The sports world has not always been considered the most inviting place for those who identify as gay, lesbian, bisexual or transgender.

Yet University of Arizona researcher, Russell Toomey, says college athletes can make powerful allies for the LGBT community, given their visibility and status on campus.

Toomey, a UA assistant professor of family and consumer sciences, has developed a scale to measure the ally behaviours of college athletes in an effort to better understand how often they engage in ally behaviours and what those behaviours look like.

He examines the effectiveness of his Engagement in LGBTQ Ally Actions in Sports scale in a new study published in the Journal of Intercollegiate Sport.

Toomey hopes college athletic departments nationwide might use the scale to help start a conversation about LGBT ally behaviours among college athletes.

“We believe that this could be a good scale to understand and assess where athletic departments are in terms of players’ engagement in anti-bias behaviours,” said Toomey, who developed the scale with collaborators Christi McGeorge and Thomas Carlson at North Dakota State University.

“It also will allow us to understand from more than just the LGBT players’ perspective what’s going on in the sports environment,” said Toomey, who teaches in the UA’s John & Doris Norton School of Family and Consumer Sciences in the College of Agriculture and Life Sciences.

Among the researchers’ findings: Female athletes were more likely than males to identify as LGBT allies. While none of the women surveyed said they do not consider themselves allies, 11 men stated in their responses to the open-ended questions that they are not allies. Altogether, 159 athletes were surveyed; 49.7 percent of them were female and 95 percent identified as heterosexual.

The reason for the gender difference could be because of the way sports have been hyper-masculinised, Toomey said.

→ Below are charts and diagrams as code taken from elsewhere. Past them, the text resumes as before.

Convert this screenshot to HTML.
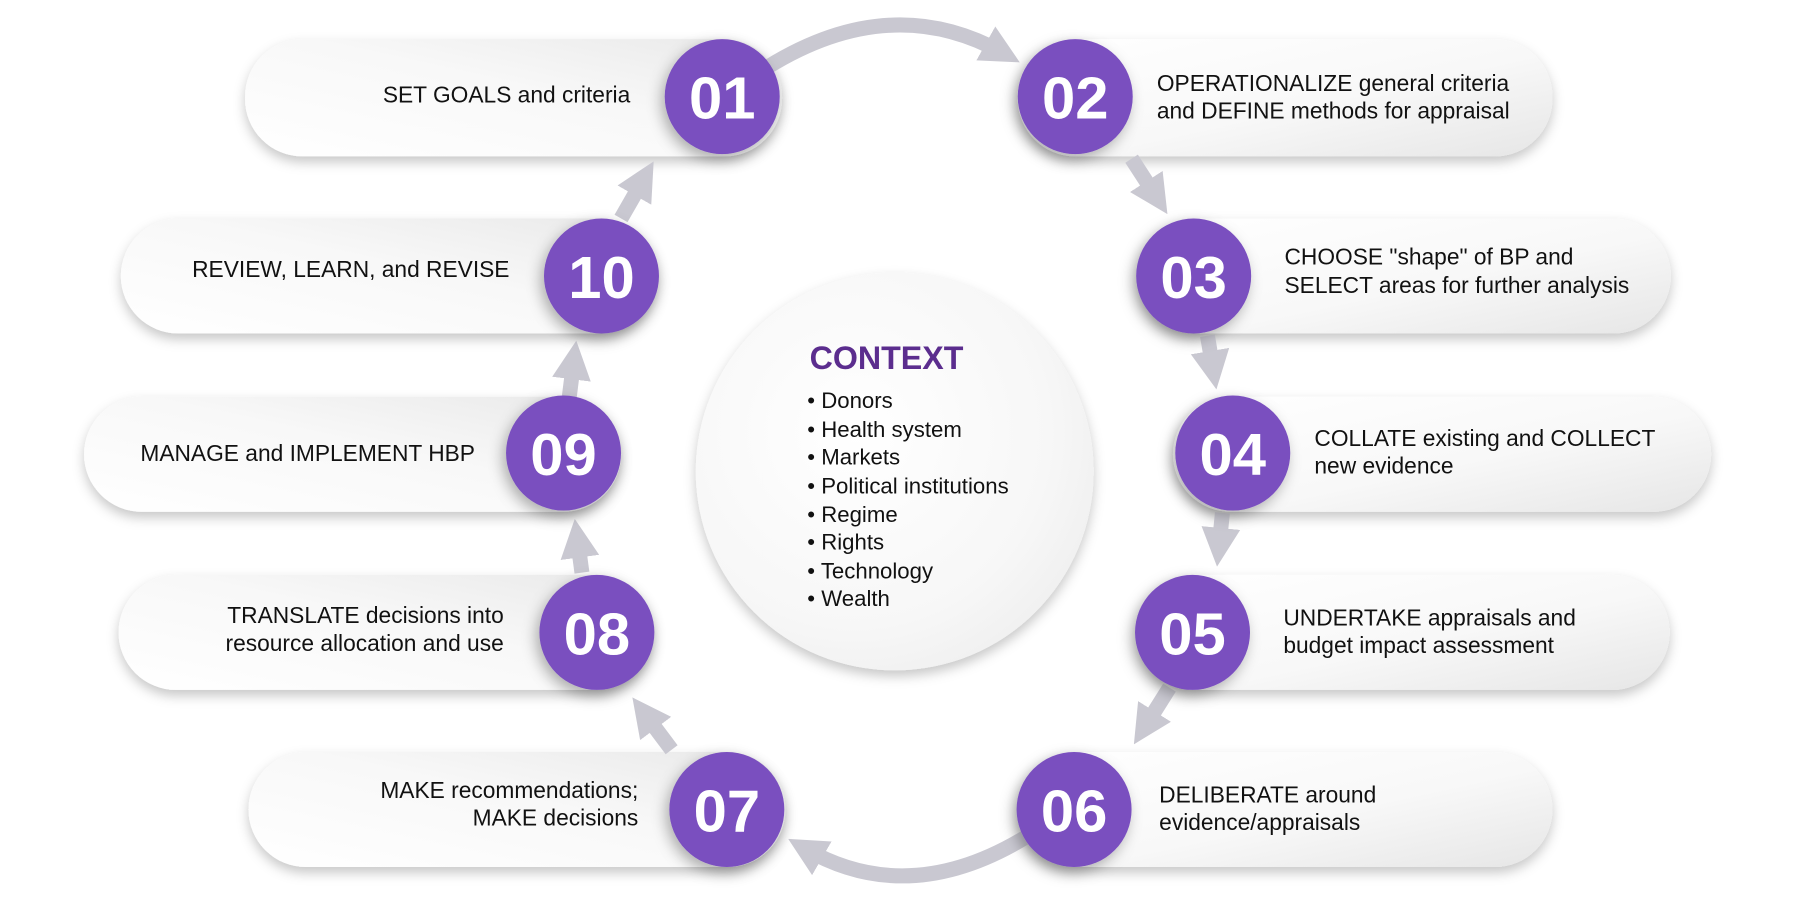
<!DOCTYPE html>
<html><head><meta charset="utf-8"><style>
html,body{margin:0;padding:0;background:#fff;}
svg{display:block;}
text{font-family:"Liberation Sans",Arial,sans-serif;}
</style></head><body>
<svg width="1794" height="913" viewBox="0 0 1560 794" xmlns="http://www.w3.org/2000/svg">
<defs>
<linearGradient id="pg" x1="0" y1="0" x2="1" y2="1">
<stop offset="0" stop-color="#ffffff"/><stop offset="0.55" stop-color="#f8f8f8"/><stop offset="1" stop-color="#e6e6e6"/>
</linearGradient>
<linearGradient id="pgL" x1="1" y1="0" x2="0" y2="1">
<stop offset="0" stop-color="#e9e9e9"/><stop offset="0.45" stop-color="#f8f8f8"/><stop offset="1" stop-color="#ffffff"/>
</linearGradient>
<radialGradient id="cg" cx="0.4" cy="0.4" r="0.7">
<stop offset="0" stop-color="#ffffff"/><stop offset="0.7" stop-color="#f7f7f7"/><stop offset="1" stop-color="#eeeeee"/>
</radialGradient>
<filter id="sh" x="-20%" y="-30%" width="140%" height="170%">
<feDropShadow dx="0" dy="5" stdDeviation="5" flood-color="#000" flood-opacity="0.22"/>
</filter>
<filter id="csh" x="-40%" y="-40%" width="180%" height="190%">
<feDropShadow dx="-3" dy="5" stdDeviation="6" flood-color="#000" flood-opacity="0.3"/>
</filter>
<marker id="ah" viewBox="0 0 10 10" refX="5" refY="5" markerWidth="2.6" markerHeight="2.6" orient="auto" markerUnits="strokeWidth">
<path d="M0,0 L10,5 L0,10 z" fill="#c9c8d1"/>
</marker>
</defs>

<g filter="url(#sh)">
<rect x="213" y="34" width="467" height="102" rx="50" fill="url(#pgL)"/>
<rect x="885" y="34" width="465" height="102" rx="50" fill="url(#pg)"/>
<rect x="990" y="190" width="463" height="100" rx="50" fill="url(#pg)"/>
<rect x="1020" y="345" width="468" height="100" rx="50" fill="url(#pg)"/>
<rect x="990" y="500" width="462" height="100" rx="50" fill="url(#pg)"/>
<rect x="885" y="654" width="465" height="100" rx="50" fill="url(#pg)"/>
<rect x="216" y="654" width="467" height="100" rx="50" fill="url(#pgL)"/>
<rect x="103" y="500" width="465" height="100" rx="50" fill="url(#pgL)"/>
<rect x="73" y="345" width="467" height="100" rx="50" fill="url(#pgL)"/>
<rect x="105" y="190" width="467" height="100" rx="50" fill="url(#pgL)"/>
</g>

<circle cx="778" cy="410" r="173" fill="url(#cg)" filter="url(#sh)"/>

<g fill="none" stroke="#c9c8d1" stroke-width="13" marker-end="url(#ah)">
<path d="M668,58 Q775,-8 872,46"/>
<path d="M984,138 L1006,172"/>
<path d="M1050,292 L1055,322"/>
<path d="M1063,446 L1060,476"/>
<path d="M1017,598 L995,633"/>
<path d="M892,728 Q790,790 700,738"/>
<path d="M584,652 L560,620"/>
<path d="M506,498 L502,468"/>
<path d="M495,345 L499,313"/>
<path d="M540,190 L560,155"/>
</g>

<g fill="#7a4fbf" filter="url(#csh)">
<circle cx="628" cy="84" r="50"/>
<circle cx="935" cy="84" r="50"/>
<circle cx="1038" cy="240" r="50"/>
<circle cx="1072" cy="394" r="50"/>
<circle cx="1037" cy="550" r="50"/>
<circle cx="934" cy="704" r="50"/>
<circle cx="632" cy="704" r="50"/>
<circle cx="519" cy="550" r="50"/>
<circle cx="490" cy="394" r="50"/>
<circle cx="523" cy="240" r="50"/>
</g>
<g fill="#fff" font-size="52" font-weight="bold" text-anchor="middle">
<text x="628" y="103">01</text>
<text x="935" y="103">02</text>
<text x="1038" y="259">03</text>
<text x="1072" y="413">04</text>
<text x="1037" y="569">05</text>
<text x="934" y="723">06</text>
<text x="632" y="723">07</text>
<text x="519" y="569">08</text>
<text x="490" y="413">09</text>
<text x="523" y="259">10</text>
</g>

<g fill="#111" font-size="19.8">
<text x="548" y="89" text-anchor="end">SET GOALS and criteria</text>
<text x="1006" y="79">OPERATIONALIZE general criteria</text>
<text x="1006" y="103">and DEFINE methods for appraisal</text>
<text x="1117" y="230">CHOOSE "shape" of BP and</text>
<text x="1117" y="255">SELECT areas for further analysis</text>
<text x="1143" y="388">COLLATE existing and COLLECT</text>
<text x="1143" y="412">new evidence</text>
<text x="1116" y="544">UNDERTAKE appraisals and</text>
<text x="1116" y="568">budget impact assessment</text>
<text x="1008" y="698">DELIBERATE around</text>
<text x="1008" y="722">evidence/appraisals</text>
<text x="555" y="694" text-anchor="end">MAKE recommendations;</text>
<text x="555" y="718" text-anchor="end">MAKE decisions</text>
<text x="438" y="542" text-anchor="end">TRANSLATE decisions into</text>
<text x="438" y="566" text-anchor="end">resource allocation and use</text>
<text x="413" y="401" text-anchor="end">MANAGE and IMPLEMENT HBP</text>
<text x="443" y="241" text-anchor="end">REVIEW, LEARN, and REVISE</text>
</g>

<text x="704" y="321" fill="#5b2d8e" font-size="28" font-weight="bold">CONTEXT</text>
<g fill="#111" font-size="19.3">
<text x="702" y="355">• Donors</text>
<text x="702" y="380">• Health system</text>
<text x="702" y="404">• Markets</text>
<text x="702" y="429">• Political institutions</text>
<text x="702" y="454">• Regime</text>
<text x="702" y="478">• Rights</text>
<text x="702" y="503">• Technology</text>
<text x="702" y="527">• Wealth</text>
</g>
</svg>
</body></html>
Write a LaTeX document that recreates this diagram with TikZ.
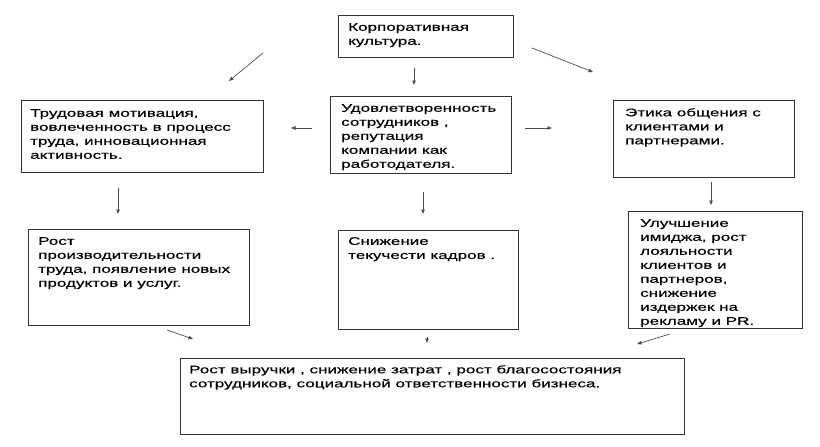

“Masculinity is heightened in sports, and it may be more important to men to engage in behaviours that show off their masculinity,” Toomey said. “There may be a fear that if a male athlete stands up or speaks out against LGBT-related bias, they might be perceived as being gay, and they don’t want their teammates to perceive them that way.”

He continued: “Athletes have a lot of power and prestige on campus and can really motivate change.

“We know from other intervention studies that people with more prestige are the most effective people to target with interventions, because if they change their behaviours, people around them are more likely to change their behaviours.”

Creating an environment in which LGBT student-athletes feel safe also could make a difference in the way athletes perform.

“We know that team cohesion and belonging is really important for sports performance, so if we can cultivate environments where all players feel safe and welcome and like they’re part of a team, then they’re likely to perform better,” Toomey said.

What’s more, when LGBT student-athletes feel safe, other students on campus will likely benefit as well.

“We know that when a specific population of students feels safe then usually all students feel safer,” Toomey said.